We increasingly tend to think of all contemporary art as some sort of installation art. After all, most painters don't just produce a stand-alone canvas, but envision it being encountered in a certain order among their other works, from certain vantage points, illuminated in a certain manner, hung at a certain height, etc. To paraphrase what a famous music critic once wrote about rap, installation art has become the dominant visual art paradigm by incorporating every other genre. Still, it's useful to bear in mind how installations can incorporate other art forms, as with three current exhibitions throughout the city.
At the relatively new LMAKProjects space on the Lower East Side, Dutch artist Lisselot van der Heijden continues her ruminations on nature with her installation Dissonance, which incorporates video art and subtle performances by the artist and visitors. With live feeds and video of a mounted deer head, van der Heijden brings us into the work, projecting our image on the gallery wall as we move further into the installation. Mounting viewers' heads alongside the starring deer, she undermines the ways we represent and isolate nature in museum displays (accompanying photographs show visitors at the American Museum of Natural History) and mediated encounters like TV programs. Her installation points (almost too) cautiously to a fundamental disconnection between the ways we think of nature and the lived reality of those endangered spaces and species.

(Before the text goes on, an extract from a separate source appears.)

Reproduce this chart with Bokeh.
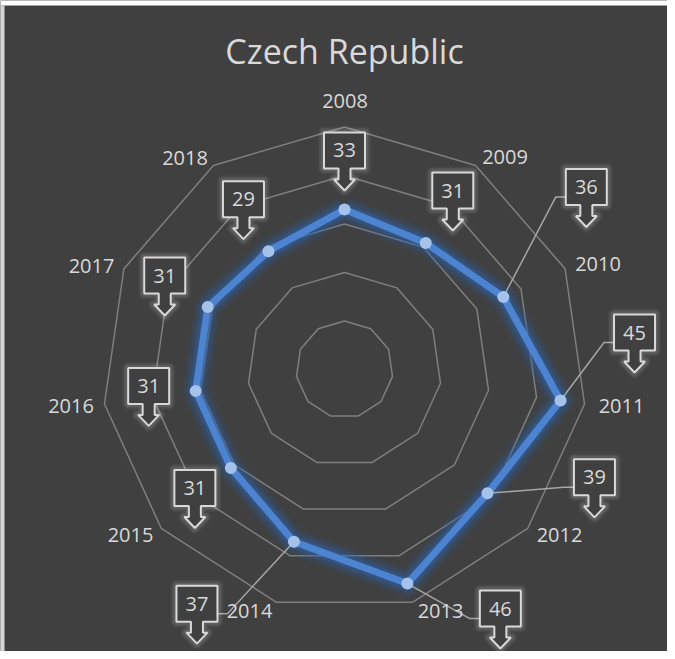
import math
from bokeh.plotting import figure
from bokeh.models import Range1d, ColumnDataSource
from bokeh.core.properties import value
from bokeh.embed import file_html
from bokeh.resources import INLINE

# ---------------- data ----------------
chart_title = "Czech Republic"
years = ["2008", "2009", "2010", "2011", "2012", "2013", "2014", "2015", "2016", "2017", "2018"]
values = [33, 31, 36, 45, 39, 46, 37, 31, 31, 31, 29]
ring_levels = [10, 20, 30, 40, 50]

# ---------------- layout (pixels of the reference picture) ----------------
CX, CY, S = 344.0, 369.0, 4.85          # radar centre and px per value unit
PAGE_L, PAGE_T, W, H = 0, 0, 667, 651
# callout arrow-tip offset from its data point (px, y down)
tip_offsets = [(0, -19), (27, -12.5), (83, -70), (74, -28), (107, 24), (93, 65),
               (-97, 102), (-36, 60), (-47, 35), (-43, 8.5), (-25, -12)]
# leader line side per label: None, "R" (box right of point), "L" (box left of point)
leader_side = [None, None, "R", "R", "R", "R", "L", None, None, None, None]
# category label centres (px)
cat_label_xy = [(344.5, 100.5), (504.5, 156.5), (597.5, 263.5), (621, 405), (559, 534),
                (440, 610), (249, 610), (130, 534), (70.5, 405), (91, 265), (184.5, 157)]

GRID = "#7f7f7f"
TXT = "#d9d9d9"
BG = "#404040"
BLUE = "#4d84d1"
FONT = "Open Sans"


def X(px):
    return (px - CX) / S


def Y(py):
    return (CY - py) / S


n = len(years)
angles = [math.pi / 2 - 2 * math.pi * k / n for k in range(n)]

p = figure(width=W, height=H, output_backend="svg", toolbar_location=None,
           x_range=Range1d(X(PAGE_L), X(PAGE_L + W)),
           y_range=Range1d(Y(PAGE_T + H), Y(PAGE_T)),
           min_border=0, background_fill_color=BG, border_fill_color=BG,
           outline_line_color=None)
p.axis.visible = False
p.grid.visible = False

# page edges visible in the reference (white top strip, light left strip)
p.quad(left=[X(0)], right=[X(W)], top=[Y(0)], bottom=[Y(5)], fill_color="white", line_color=None)
p.quad(left=[X(0)], right=[X(4)], top=[Y(5)], bottom=[Y(H)], fill_color="#d4d4d4", line_color=None)

# rings
ring_xs, ring_ys = [], []
for lv in ring_levels:
    xs = [lv * math.cos(a) for a in angles] + [lv * math.cos(angles[0])]
    ys = [lv * math.sin(a) for a in angles] + [lv * math.sin(angles[0])]
    ring_xs.append(xs)
    ring_ys.append(ys)
p.multi_line(ring_xs, ring_ys, line_color=GRID, line_width=1.5)

# data points
pts_x = [v * math.cos(a) for v, a in zip(values, angles)]
pts_y = [v * math.sin(a) for v, a in zip(values, angles)]
loop_x = pts_x + [pts_x[0]]
loop_y = pts_y + [pts_y[0]]

# glow of the series
for w, al in [(28, 0.08), (23, 0.12), (18, 0.18), (13, 0.3)]:
    p.line(loop_x, loop_y, line_color="#2a62b0", line_width=w, line_alpha=al, line_join="round")

# leader lines
lead_xs, lead_ys = [], []
tips = []
for i in range(n):
    ppx = CX + pts_x[i] * S
    ppy = CY - pts_y[i] * S
    tx, ty = ppx + tip_offsets[i][0], ppy + tip_offsets[i][1]
    tips.append((tx, ty))
    side = leader_side[i]
    if side:
        ly = ty - 30
        if side == "R":
            ex = tx - 20.5
            hx = ex - 10
        else:
            ex = tx + 20.5
            hx = ex + 10
        lead_xs.append([X(ex), X(hx), X(ppx)])
        lead_ys.append([Y(ly), Y(ly), Y(ppy)])
p.multi_line(lead_xs, lead_ys, line_color="#a6a6a6", line_width=1.5)

# series line and markers
p.line(loop_x, loop_y, line_color=BLUE, line_width=7, line_join="round")
p.scatter(pts_x, pts_y, size=12, fill_color="#a4c2ea", line_color=None)

# callouts
shape_xs, shape_ys = [], []
for (tx, ty) in tips:
    L, R, T, B = tx - 20.5, tx + 20.5, ty - 58, ty - 22
    poly = [(L, T), (R, T), (R, B), (tx + 6, B), (tx + 6, ty - 11), (tx + 10.5, ty - 11),
            (tx, ty), (tx - 10.5, ty - 11), (tx - 6, ty - 11), (tx - 6, B), (L, B)]
    shape_xs.append([X(a) for a, b in poly])
    shape_ys.append([Y(b) for a, b in poly])
src = ColumnDataSource(dict(xs=shape_xs, ys=shape_ys))
for w, al in [(12, 0.04), (9, 0.06), (6, 0.08)]:
    p.patches("xs", "ys", source=src, fill_color=None, line_color="white",
              line_alpha=al, line_width=w, line_join="round")
p.patches("xs", "ys", source=src, fill_color=BG, line_color=TXT, line_width=2)

p.text(x=[X(t[0]) for t in tips], y=[Y(t[1] - 40) for t in tips],
       text=[str(v) for v in values], text_font=value(FONT), text_font_size=value("20px"),
       text_color=TXT, text_align="center", text_baseline="middle")

# category labels
p.text(x=[X(a) for a, b in cat_label_xy], y=[Y(b) for a, b in cat_label_xy], text=years,
       text_font=value(FONT), text_font_size=value("20px"), text_color=TXT,
       text_align="center", text_baseline="middle")

# title
p.text(x=[X(344)], y=[Y(50)], text=[chart_title], text_font=value(FONT),
       text_font_size=value("34px"), text_color=TXT, text_align="center",
       text_baseline="middle")

open("out.html", "w").write(file_html(p, INLINE))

At the ever-inventive Cueto Projects in Chelsea, artist collective The Bruce High Quality Foundation's exhibition Empire (left) re-imagines another mediated, perpetually endangered space: New York City. Fusing painting, sculpture, photography and video, they've created a fair in which each work offers a new (or old) version of the city based on utopian architectural and urban theories. One piece turns New York into a giant pizza (Famous Ray's, surely), its buildings strewn about like so many mushrooms and anchovies. Elsewhere the city grid becomes rows of ceramic slot machines. Coming to the city is a gamble, certainly, and we're left to ponder how long we can stand to lose before the flashing lights and loud noises lose their luster. These and other works cast the city as a place of dreary routines and magical transformations.